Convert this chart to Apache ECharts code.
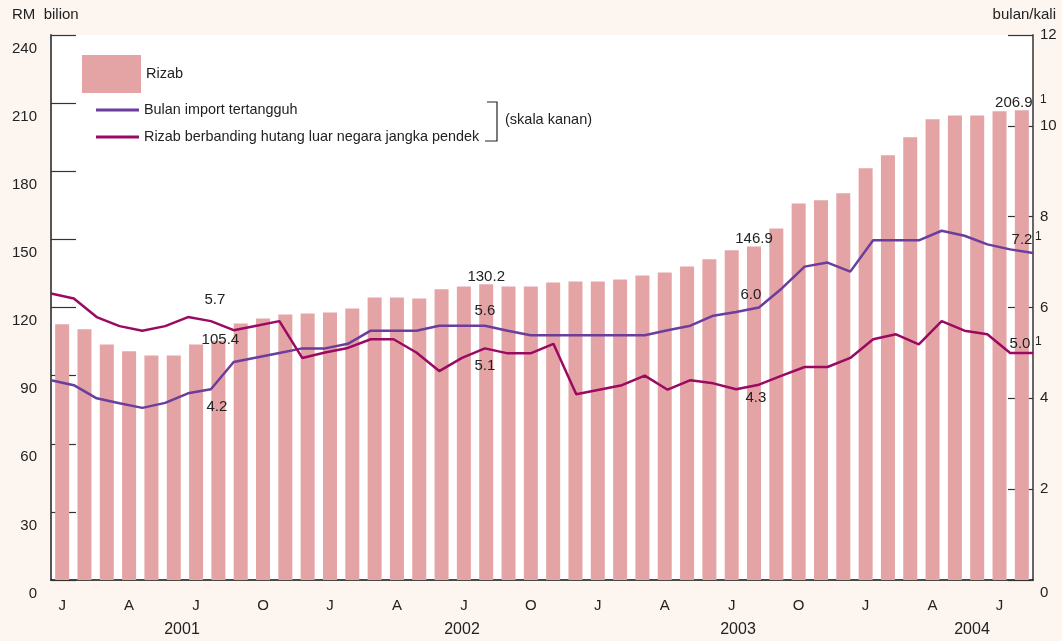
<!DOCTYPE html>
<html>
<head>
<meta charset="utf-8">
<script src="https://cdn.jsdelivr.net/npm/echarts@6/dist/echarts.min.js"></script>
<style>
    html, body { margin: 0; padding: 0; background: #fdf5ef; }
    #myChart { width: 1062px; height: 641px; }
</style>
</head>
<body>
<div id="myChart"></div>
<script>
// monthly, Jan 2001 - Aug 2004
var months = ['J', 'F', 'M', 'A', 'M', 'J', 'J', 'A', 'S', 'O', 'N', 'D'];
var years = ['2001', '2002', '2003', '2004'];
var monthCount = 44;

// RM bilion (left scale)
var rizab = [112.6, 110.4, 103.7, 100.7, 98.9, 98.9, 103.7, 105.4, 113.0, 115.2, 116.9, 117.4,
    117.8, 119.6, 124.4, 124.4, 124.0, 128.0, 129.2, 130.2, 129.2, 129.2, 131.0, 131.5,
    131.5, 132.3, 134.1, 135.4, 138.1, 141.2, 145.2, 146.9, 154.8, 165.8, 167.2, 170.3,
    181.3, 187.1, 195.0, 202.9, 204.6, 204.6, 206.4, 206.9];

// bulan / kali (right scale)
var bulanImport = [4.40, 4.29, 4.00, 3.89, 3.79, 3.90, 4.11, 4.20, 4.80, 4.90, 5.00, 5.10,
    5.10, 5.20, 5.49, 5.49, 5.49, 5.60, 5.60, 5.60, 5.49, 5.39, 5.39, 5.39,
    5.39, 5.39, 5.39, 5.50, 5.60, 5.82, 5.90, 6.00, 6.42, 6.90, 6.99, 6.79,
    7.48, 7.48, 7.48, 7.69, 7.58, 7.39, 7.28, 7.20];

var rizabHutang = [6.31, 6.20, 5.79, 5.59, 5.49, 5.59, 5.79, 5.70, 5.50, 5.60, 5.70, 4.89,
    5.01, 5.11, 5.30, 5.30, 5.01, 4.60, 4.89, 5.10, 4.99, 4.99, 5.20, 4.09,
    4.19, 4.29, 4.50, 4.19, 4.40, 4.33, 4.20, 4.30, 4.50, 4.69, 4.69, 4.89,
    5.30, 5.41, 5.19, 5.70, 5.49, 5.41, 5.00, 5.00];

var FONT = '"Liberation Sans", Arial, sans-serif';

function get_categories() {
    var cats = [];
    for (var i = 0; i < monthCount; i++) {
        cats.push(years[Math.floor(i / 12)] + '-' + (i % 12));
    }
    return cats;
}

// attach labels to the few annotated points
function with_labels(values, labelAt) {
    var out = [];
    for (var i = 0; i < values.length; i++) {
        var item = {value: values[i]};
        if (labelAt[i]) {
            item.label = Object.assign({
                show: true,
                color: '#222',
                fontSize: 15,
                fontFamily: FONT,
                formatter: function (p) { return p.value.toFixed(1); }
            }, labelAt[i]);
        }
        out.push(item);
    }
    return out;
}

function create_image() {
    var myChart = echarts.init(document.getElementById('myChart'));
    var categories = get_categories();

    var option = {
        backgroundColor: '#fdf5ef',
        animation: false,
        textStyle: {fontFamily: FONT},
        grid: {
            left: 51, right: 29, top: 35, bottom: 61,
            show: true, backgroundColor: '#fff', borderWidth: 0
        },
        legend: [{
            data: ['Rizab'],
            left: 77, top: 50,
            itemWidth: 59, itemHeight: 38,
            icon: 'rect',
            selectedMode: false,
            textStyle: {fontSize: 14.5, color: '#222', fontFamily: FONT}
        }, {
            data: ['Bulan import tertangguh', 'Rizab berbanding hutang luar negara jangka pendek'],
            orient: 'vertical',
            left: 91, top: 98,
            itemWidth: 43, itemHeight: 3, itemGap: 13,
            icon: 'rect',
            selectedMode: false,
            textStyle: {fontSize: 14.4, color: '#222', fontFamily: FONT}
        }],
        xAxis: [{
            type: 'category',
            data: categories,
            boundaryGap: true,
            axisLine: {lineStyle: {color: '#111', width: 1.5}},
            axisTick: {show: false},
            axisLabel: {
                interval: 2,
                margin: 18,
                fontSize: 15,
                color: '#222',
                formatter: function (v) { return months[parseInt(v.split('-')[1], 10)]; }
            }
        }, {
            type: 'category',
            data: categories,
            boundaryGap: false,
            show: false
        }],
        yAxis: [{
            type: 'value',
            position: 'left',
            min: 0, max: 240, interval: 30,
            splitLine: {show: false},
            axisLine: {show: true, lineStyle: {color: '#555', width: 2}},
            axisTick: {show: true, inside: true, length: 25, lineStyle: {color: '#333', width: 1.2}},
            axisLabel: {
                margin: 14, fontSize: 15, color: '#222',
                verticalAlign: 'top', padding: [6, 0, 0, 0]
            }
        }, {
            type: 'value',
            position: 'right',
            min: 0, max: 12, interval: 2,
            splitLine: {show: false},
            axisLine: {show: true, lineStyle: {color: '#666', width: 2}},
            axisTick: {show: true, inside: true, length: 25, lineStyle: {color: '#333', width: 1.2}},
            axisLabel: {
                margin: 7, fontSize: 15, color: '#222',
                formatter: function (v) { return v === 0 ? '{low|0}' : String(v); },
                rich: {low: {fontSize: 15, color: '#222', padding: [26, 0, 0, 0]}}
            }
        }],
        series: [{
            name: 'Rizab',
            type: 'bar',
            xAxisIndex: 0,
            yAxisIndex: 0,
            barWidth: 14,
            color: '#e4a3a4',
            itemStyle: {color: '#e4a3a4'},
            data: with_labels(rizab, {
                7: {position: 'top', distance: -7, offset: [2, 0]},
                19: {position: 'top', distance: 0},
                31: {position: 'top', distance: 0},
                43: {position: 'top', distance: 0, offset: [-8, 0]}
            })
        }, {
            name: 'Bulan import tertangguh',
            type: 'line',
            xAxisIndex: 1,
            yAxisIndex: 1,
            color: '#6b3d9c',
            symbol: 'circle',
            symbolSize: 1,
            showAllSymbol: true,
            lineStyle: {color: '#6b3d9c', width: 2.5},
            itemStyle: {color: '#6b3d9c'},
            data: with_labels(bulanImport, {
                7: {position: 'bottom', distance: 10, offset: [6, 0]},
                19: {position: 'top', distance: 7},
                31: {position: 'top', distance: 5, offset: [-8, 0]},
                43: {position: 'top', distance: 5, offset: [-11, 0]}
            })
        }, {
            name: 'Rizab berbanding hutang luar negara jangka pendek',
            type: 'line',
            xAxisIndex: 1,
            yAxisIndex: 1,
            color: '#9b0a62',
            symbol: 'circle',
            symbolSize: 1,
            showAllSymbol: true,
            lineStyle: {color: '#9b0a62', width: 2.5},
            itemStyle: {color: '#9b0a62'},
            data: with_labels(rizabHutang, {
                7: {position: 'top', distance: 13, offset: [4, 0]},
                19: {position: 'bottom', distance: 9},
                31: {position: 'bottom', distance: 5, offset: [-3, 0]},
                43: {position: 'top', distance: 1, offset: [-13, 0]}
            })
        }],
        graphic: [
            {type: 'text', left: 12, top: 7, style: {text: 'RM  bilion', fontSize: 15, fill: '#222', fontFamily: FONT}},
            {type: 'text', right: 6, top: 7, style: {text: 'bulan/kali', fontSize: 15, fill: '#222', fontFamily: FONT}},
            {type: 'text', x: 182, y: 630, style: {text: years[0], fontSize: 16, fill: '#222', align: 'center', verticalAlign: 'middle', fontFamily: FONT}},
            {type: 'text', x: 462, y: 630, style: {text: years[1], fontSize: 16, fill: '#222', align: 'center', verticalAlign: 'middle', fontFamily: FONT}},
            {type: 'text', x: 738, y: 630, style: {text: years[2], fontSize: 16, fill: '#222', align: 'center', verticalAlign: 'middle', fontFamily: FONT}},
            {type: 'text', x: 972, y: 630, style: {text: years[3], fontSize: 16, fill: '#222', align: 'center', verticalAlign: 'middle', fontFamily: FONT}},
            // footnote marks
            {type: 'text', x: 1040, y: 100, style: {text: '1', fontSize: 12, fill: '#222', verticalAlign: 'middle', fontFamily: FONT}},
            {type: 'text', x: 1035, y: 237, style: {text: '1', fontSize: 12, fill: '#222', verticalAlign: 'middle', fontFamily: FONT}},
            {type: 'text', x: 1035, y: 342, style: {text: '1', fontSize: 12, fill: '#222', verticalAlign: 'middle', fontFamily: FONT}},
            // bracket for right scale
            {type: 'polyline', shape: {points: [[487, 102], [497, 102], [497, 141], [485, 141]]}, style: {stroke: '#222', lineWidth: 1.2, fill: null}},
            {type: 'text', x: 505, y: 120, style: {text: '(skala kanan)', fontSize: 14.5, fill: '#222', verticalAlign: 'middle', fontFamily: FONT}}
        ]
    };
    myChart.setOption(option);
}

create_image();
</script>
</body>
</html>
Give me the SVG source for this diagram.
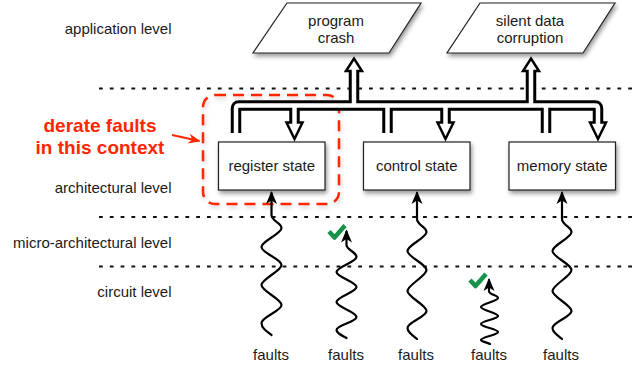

···

Hand back the exact lines from the start of the entries to the line with "var monthCount = 44;", both ends kept and pictures left out.

## Answer to the problem:
Convert this chart to Apache ECharts code.
<!DOCTYPE html>
<html>
<head>
<meta charset="utf-8">
<script src="https://cdn.jsdelivr.net/npm/echarts@6/dist/echarts.min.js"></script>
<style>
    html, body { margin: 0; padding: 0; background: #fdf5ef; }
    #myChart { width: 1062px; height: 641px; }
</style>
</head>
<body>
<div id="myChart"></div>
<script>
// monthly, Jan 2001 - Aug 2004
var months = ['J', 'F', 'M', 'A', 'M', 'J', 'J', 'A', 'S', 'O', 'N', 'D'];
var years = ['2001', '2002', '2003', '2004'];
var monthCount = 44;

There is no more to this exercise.